### GIVEN TASK
Scan the lines below; pull out those with "this".

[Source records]

- - -

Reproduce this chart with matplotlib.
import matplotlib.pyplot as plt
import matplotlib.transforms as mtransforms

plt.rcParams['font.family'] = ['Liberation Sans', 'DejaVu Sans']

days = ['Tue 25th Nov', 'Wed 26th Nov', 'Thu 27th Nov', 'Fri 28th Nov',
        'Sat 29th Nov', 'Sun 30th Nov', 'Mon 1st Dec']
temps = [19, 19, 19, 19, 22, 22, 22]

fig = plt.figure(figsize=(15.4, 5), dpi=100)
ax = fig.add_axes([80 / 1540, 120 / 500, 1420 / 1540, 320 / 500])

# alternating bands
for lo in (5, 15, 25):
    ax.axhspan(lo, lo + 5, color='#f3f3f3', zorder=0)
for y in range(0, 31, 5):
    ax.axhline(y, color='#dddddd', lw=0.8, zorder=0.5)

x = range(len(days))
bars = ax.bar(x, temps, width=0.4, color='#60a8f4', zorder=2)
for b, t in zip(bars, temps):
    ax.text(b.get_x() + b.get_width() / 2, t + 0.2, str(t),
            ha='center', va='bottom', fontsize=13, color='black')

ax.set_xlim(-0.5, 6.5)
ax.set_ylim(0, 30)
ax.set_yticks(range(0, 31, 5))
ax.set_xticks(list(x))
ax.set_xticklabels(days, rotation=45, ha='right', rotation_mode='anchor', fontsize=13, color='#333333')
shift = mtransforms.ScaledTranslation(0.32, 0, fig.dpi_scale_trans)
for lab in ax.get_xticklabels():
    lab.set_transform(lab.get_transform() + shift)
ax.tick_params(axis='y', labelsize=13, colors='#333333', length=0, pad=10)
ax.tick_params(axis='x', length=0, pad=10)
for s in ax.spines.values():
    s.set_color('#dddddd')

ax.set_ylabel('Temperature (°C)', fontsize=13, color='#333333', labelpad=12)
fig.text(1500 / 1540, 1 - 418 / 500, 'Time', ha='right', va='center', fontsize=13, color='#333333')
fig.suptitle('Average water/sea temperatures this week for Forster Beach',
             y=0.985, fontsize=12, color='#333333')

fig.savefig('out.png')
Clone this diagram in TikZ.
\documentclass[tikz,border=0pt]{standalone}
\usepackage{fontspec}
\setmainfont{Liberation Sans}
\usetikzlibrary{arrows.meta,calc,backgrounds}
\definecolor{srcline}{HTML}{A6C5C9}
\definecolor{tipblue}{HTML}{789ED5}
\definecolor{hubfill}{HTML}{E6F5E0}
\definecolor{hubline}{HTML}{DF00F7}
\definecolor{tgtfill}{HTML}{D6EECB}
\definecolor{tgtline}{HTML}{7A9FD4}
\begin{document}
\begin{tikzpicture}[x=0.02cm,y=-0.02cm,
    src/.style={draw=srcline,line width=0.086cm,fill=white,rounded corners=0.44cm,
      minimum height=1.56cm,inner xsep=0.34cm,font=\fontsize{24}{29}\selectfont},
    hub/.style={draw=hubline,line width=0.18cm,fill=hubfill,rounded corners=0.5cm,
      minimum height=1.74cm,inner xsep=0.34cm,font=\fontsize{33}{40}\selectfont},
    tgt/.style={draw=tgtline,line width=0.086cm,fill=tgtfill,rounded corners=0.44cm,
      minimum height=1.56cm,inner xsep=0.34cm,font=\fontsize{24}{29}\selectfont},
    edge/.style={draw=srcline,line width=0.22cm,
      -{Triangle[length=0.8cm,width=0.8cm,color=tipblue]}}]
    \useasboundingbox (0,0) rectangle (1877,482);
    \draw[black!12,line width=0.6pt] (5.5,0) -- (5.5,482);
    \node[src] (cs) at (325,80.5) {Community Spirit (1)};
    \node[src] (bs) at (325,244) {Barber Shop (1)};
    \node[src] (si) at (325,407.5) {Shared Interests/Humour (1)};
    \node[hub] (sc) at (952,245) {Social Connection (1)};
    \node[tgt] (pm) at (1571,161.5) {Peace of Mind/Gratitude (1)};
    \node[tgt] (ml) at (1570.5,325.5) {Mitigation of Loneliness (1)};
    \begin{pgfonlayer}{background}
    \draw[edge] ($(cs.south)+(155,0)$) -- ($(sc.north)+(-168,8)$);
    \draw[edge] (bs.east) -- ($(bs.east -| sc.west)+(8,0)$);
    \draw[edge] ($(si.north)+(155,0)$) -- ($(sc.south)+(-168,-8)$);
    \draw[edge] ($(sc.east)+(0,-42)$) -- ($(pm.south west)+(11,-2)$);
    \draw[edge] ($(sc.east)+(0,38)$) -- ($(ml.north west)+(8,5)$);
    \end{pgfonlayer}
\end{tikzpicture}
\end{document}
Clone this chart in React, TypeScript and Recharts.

- - -

### RESULT
Reproduce this chart with matplotlib.
fig.suptitle('Average water/sea temperatures this week for Forster Beach',
Clone this diagram in TikZ.
Clone this chart in React, TypeScript and Recharts.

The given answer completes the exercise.